Traducir a Tolstói. Viaje emocional a Yásnaia Poliana, de Joaquín Fernández-Valdés (Báltica) | por Juan Jiménez García

Joaquín Fernández-Valdés | Traducir a Tolstói. Viaje emocional a Yásnaia Poliana

Tres tiempos: la pasión por Rusia, la pasión por Tolstói, allá en Yásnaia Poliana, traducir Guerra y paz. Esos podrían ser los tiempos que animan Traducir a Tolstói; resumidos en una línea, encuentran su acomodo a través de toda la vida de su autor, el traductor Joaquín Fernández-Valdés. La emoción como impulso decisivo, el valor de los detalles, pero también la duda como motor, como voluntad, como aspiración a ir más allá en aquello que es una pasión, una cuestión sentimental. Creer en lo hacemos. Qué fácil es escribirlo, que complicado vivir acorde a ello. En el libro, la vida de Tolstói, tan rica, tan compleja, tan llena de decisión y decisiones, podría absorberlo todo, como un torbellino. Sus orígenes nobles, noble él mismo, los hijos, la mujer, las creencias, avanzadas a su tiempo. Un hombre inmenso, convertido en un escritor inmenso, de libros inmensos, en una vida más grande incluso de lo que él podía abarcar, hasta llegar al desbordamiento, la huida y la muerte. Debía ser complicado ser Tolstói. Ser Tolstói, todo el tiempo. La parte central del libro, son varios años de visitas de Fernández-Valdés a la finca de Yásnaia Poliana, hogar de los Tolstói. Unas reuniones de traductores de todo el mundo que organizaba Selma Ancira. A través de los paisajes, las estancias, la profunda impresión de estar en un lugar que es algo más, una conexión con el escritor, un viaje en el tiempo en el que todo está conservado igual que tras su muerte, con esa afición tan rusa a conservar las casas de los artistas, aquellos lugares de creación, convertido en lugares de culto, en una especie de corriente atemporal que parece conectarnos, de una manera profunda, con ellos, con un tiempo lejano que hemos habitado a través de sus libros y de ellos mismos. 

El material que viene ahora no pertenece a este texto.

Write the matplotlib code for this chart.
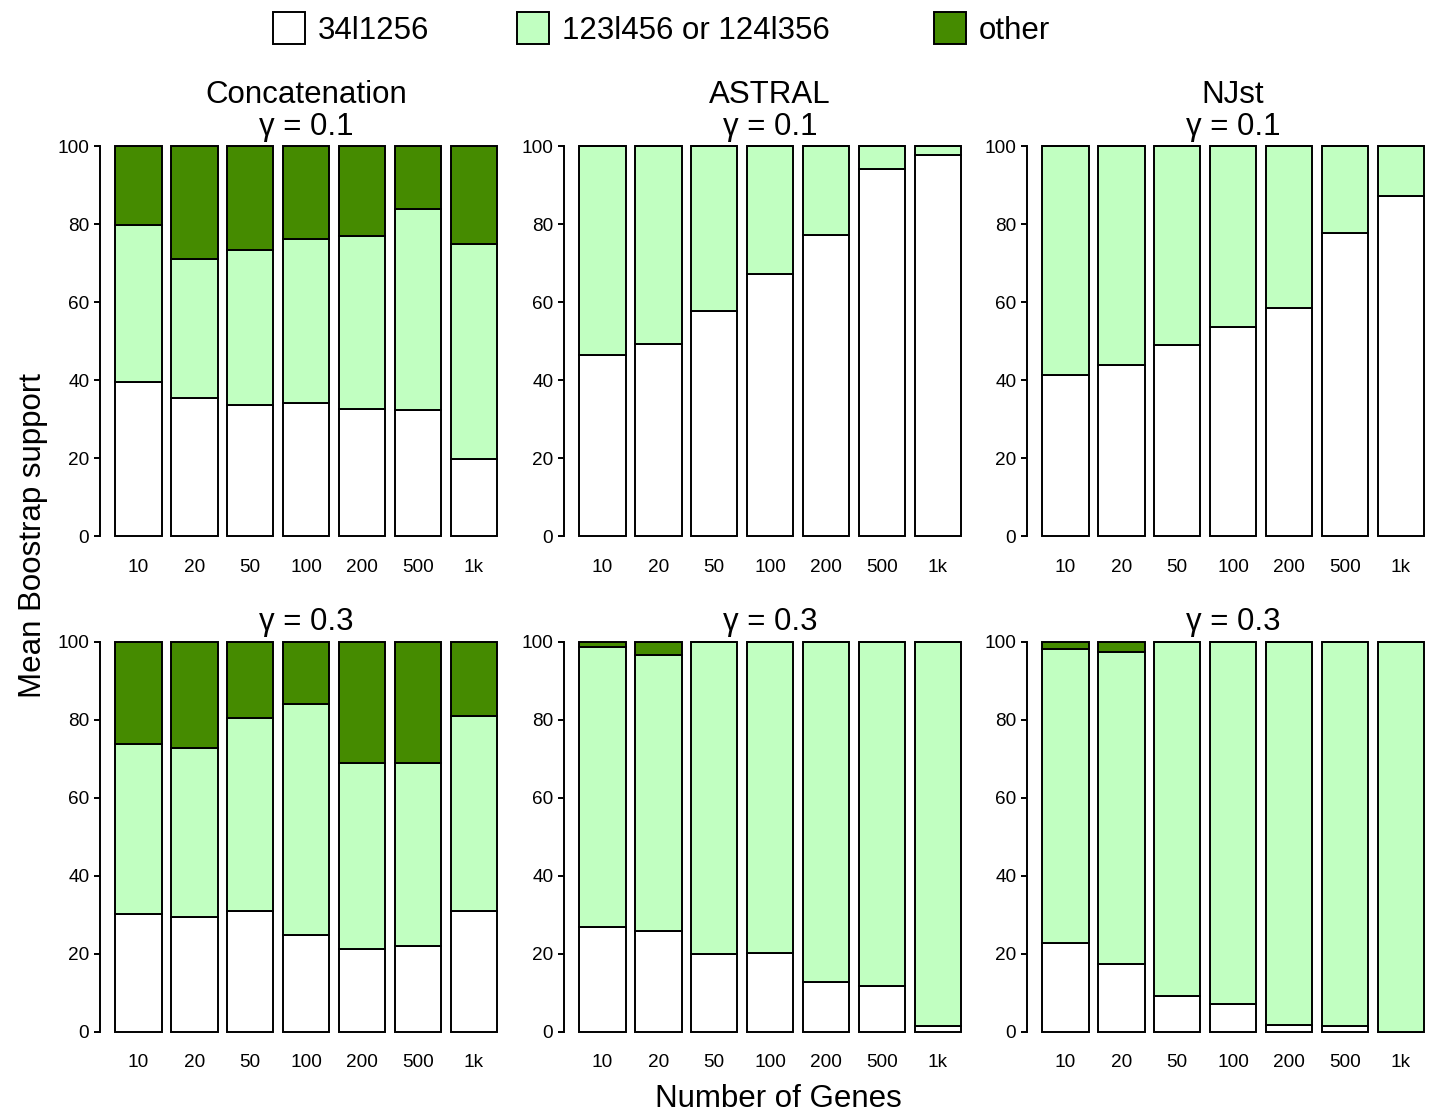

La primera parte del libro, Un tren que pasa una sola vez en la vida, es la llegada del ofrecimiento de traducir las dos mil páginas de Guerra y paz. Las traducciones al castellano son contadas. La oportunidad de una nueva traducción para la editorial Alba, que ocupará años, es algo extraordinario para alguien que ya desde niño es un apasionado por la música y por aquel lugar misterio llamado Rusia (de nuevo, la atracción por lugares que nos son completamente desconocidos, pero próximos). No se trata de convencer a nadie por estas pasiones inexplicables. Entre el amor y el odio (por no hablar de la indiferencia), los caminos son múltiples e insondables, y un día te encuentras en la escuela oficial de idiomas estudiando ruso, otro estudiando Filología Eslava y otro traduciendo y, entre las traducciones, obras poco conocidas de Tolstói. Entonces, llega a ese tren, ese largo tren. Multitud de sensaciones (también la impotencia) empiezan a dar vueltas en la cabeza. Pero no queda otra. Hay que cogerlo. 

En la tercera parte (la segunda, como escribía, es la vida y obra de Tolstói, pero también el encuentro con ese pasado, desde el presente, en Yásnaia Poliana) es enfrentarse a Guerra y paz, un apasionante viaje por las incertidumbres de la traducción, por las traducciones pasadas, por las dificultades que representa la escritura, el estilo, del escritor ruso, a veces falsamente desmañado (lo cual siempre supone la tentación de corregirle… cuántas obras traducidas se han precipitado por ese abismo). Un relato casi detectivesco, tras una novela de época y otra de infancia y juventud. Traducir a Tolstói es más de lo que su título trasluce. Es ese viaje emocional que recalca, unas emociones que alcanzan distintos niveles para convertirse en uno solo. Ese espacio donde nos sentimos acogidos, ese refugio, esa habitación con ese piano. Ese último lugar de la humanidad, ese extremo de la Tierra del Fuego, para un amante de la literatura rusa y de Lev Tolstói. Última parada de algo, primera de tantas cosas por venir.